Ellen Frankel, who became editor in chief in 1991, CEO in 1998 and is now editor emerita, also characterized the new arrangement as a “natural fit” because of Shear’s intimate knowledge of JPS.
“She’s been a champion of the press ever since she was marketing and sales director in the ‘90s,” said Frankel, adding that this is a real “ace in the hole” for JPS.
Frankel acknowledged that the change means a declinen of sorts for JPS but only, she said, in the sense of what went on “behind the scenes,” which the public knew little about.
“This will not be a diminishment of JPS as a publisher of quality Judaica,” she said. “Its business footprint is the only thing that will be diminished, not its mission and content.”

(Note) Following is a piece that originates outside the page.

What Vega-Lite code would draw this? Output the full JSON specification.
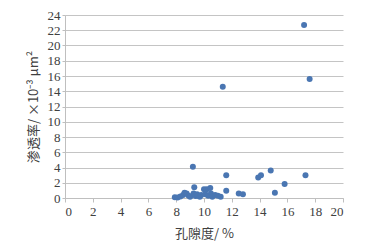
{
  "$schema": "https://vega.github.io/schema/vega-lite/v6.json",
  "autosize": "none",
  "width": 278,
  "height": 183,
  "padding": {"left": 65, "top": 15, "right": 47, "bottom": 51},
  "background": "white",
  "config": {"view": {"stroke": null}},
  "data": {"values": [
    {"phi": 7.9, "k": 0.1}, {"phi": 8.1, "k": 0.05}, {"phi": 8.3, "k": 0.2},
    {"phi": 8.5, "k": 0.4}, {"phi": 8.6, "k": 0.7}, {"phi": 8.75, "k": 0.6},
    {"phi": 8.9, "k": 0.3}, {"phi": 9.0, "k": 0.15}, {"phi": 9.2, "k": 4.1},
    {"phi": 9.25, "k": 0.6}, {"phi": 9.3, "k": 1.4}, {"phi": 9.4, "k": 0.25},
    {"phi": 9.5, "k": 0.5}, {"phi": 9.6, "k": 0.3}, {"phi": 9.7, "k": 0.15},
    {"phi": 9.8, "k": 0.4}, {"phi": 10.0, "k": 1.15}, {"phi": 10.1, "k": 0.5},
    {"phi": 10.2, "k": 1.15}, {"phi": 10.3, "k": 0.3}, {"phi": 10.45, "k": 1.3},
    {"phi": 10.5, "k": 0.6}, {"phi": 10.6, "k": 0.15}, {"phi": 10.8, "k": 0.4},
    {"phi": 11.0, "k": 0.3}, {"phi": 11.2, "k": 0.15}, {"phi": 11.35, "k": 14.6},
    {"phi": 11.6, "k": 3.0}, {"phi": 11.6, "k": 0.95}, {"phi": 12.5, "k": 0.6},
    {"phi": 12.8, "k": 0.5}, {"phi": 13.9, "k": 2.7}, {"phi": 14.1, "k": 3.0},
    {"phi": 14.8, "k": 3.6}, {"phi": 15.1, "k": 0.7}, {"phi": 15.8, "k": 1.85},
    {"phi": 17.2, "k": 22.7}, {"phi": 17.3, "k": 3.0}, {"phi": 17.6, "k": 15.6}
  ]},
  "mark": {"type": "circle", "size": 36, "color": "#4a76b2", "opacity": 1},
  "encoding": {
    "x": {
      "field": "phi", "type": "quantitative",
      "scale": {"domain": [0, 20], "nice": false, "zero": false},
      "axis": {
        "values": [0, 2, 4, 6, 8, 10, 12, 14, 16, 18, 20],
        "grid": false,
        "domainColor": "#bfbfbf", "tickColor": "#bfbfbf", "tickSize": 4,
        "labelFont": "Liberation Serif", "labelFontSize": 13, "labelColor": "#404040",
        "labelPadding": 3,
        "title": "孔隙度/ %",
        "titleFont": "Noto Sans CJK SC", "titleFontSize": 13, "titleFontWeight": "normal",
        "titleColor": "#404040", "titlePadding": 9
      }
    },
    "y": {
      "field": "k", "type": "quantitative",
      "scale": {"domain": [0, 24], "nice": false},
      "axis": {
        "values": [0, 2, 4, 6, 8, 10, 12, 14, 16, 18, 20, 22, 24],
        "grid": true, "gridColor": "#c4c4c4", "gridWidth": 1,
        "domainColor": "#bfbfbf", "tickColor": "#bfbfbf", "tickSize": 3,
        "labelFont": "Liberation Serif", "labelFontSize": 13, "labelColor": "#404040",
        "labelPadding": 2,
        "title": "渗透率/ ×10⁻³ μm²",
        "titleFont": "Noto Sans CJK SC", "titleFontSize": 13, "titleFontWeight": "normal",
        "titleColor": "#404040", "titlePadding": 7
      }
    }
  }
}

Frankel said that fewer JPS books would appear in the future, but that this development had nothing to do with the partnership and all to do with the current economics of the book industry and the intense competition from the Internet.
“JPS has already started an e-books program in response,” she added, “and will be accelerating it in the future.”
Schwartz said that because of the Nebraska deal, the JPS staff would be reduced but the institution would remain in Philadelphia at the Jewish Community Services Building where it is now housed.
Asked if there were any discussion about expanding the JPS list and returning to publishing novels or poetry, which it ceased to do in the 1990s, Schwartz said that there were other things in the works.
“Our greatest strength is our biblical scholarship, but it is not our only strength,” he said. “We plan to expand in the area of Jewish history and Jewish thought, though we have no plans to move into fiction or to return to children’s literature. But in the realms of history and thought, we’ll be publishing some remarkable things from Israel, translated from the Hebrew, and from France.”
To continue the JPS mission well into the future, said Schwartz, “we have to think of ourselves — in the words of our board president, David Lerman — as a 120-year-old start-up. And I couldn’t agree more.”